Genutzt hat Pérez und seiner Gruppierung diese Unterstützung am Ende nichts. In einer großangelegten, zehn Stunden dauernden Aktion wurden die Militanten aufgerieben. Beteiligt waren der Inlandsgeheimdienst, der Militärgeheimdienst, die Nationalgarde, die Sondereinheit FAES und die Nationalpolizei. Bei heftigen Gefechten wurden zwei FAES-Mitglieder getötet und sechs weitere Mitglieder der Sicherheitskräfte verletzt. Oppositionelle Medien sprachen dennoch von einer "Exekution" des Bandenchefs, Ledezma behauptete, das "Todesurteil" sei von Präsident Maduro erlassen worden. Man wolle dies nun vor dem Internationalen Gerichtshof in den Haag thematisieren.

Obwohl die Rollenverhältnisse relativ klar sind und Pérez noch in seinem letzten Interview vor wenigen Tagen von einem baldigen Ende der Regierung sprach sowie mit bevorstehenden Aktionen drohte, taten sich deutsche Medien heute schwer, sachlich zu berichten.

Eine Korrespondentin des ARD-Studio Mexiko-Stadt schrieb von der Tötung mehrerer Aufständischer, Sicherheitskräfte seien gewaltsam gegen eine Rebellengruppe vorgegangen, die von der Regierung "terroristisch" genannt werde. Der Bericht kulminierte in der Beschreibung von Pérez als "der junge, gutaussehende Ex-Polizist". Der von ihm geleitete Angriff im Juni sei verübt worden, so betonte die ARD, "ohne dass Menschen zu Schaden kamen".

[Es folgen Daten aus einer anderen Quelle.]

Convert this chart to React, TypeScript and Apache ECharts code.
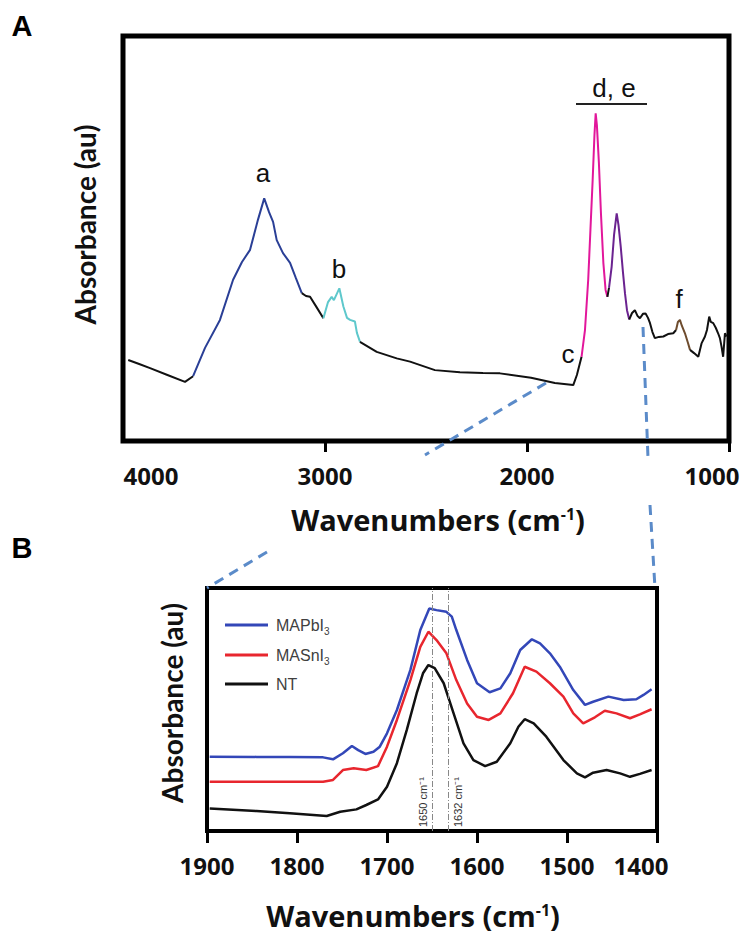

Spiegel Online schrieb indes auf Basis von Meldungen der Nachrichtenagenturen AFP und dpa, es handele sich um eine "Gruppe um den "Hubschrauberpiloten" und "prominenten Piloten" Oscar Pérez. Die Einordnung als "Terrorist" findet sich hier auch nach bewaffneten Angriffen und getöteten Polizisten nur in Anführungszeichen.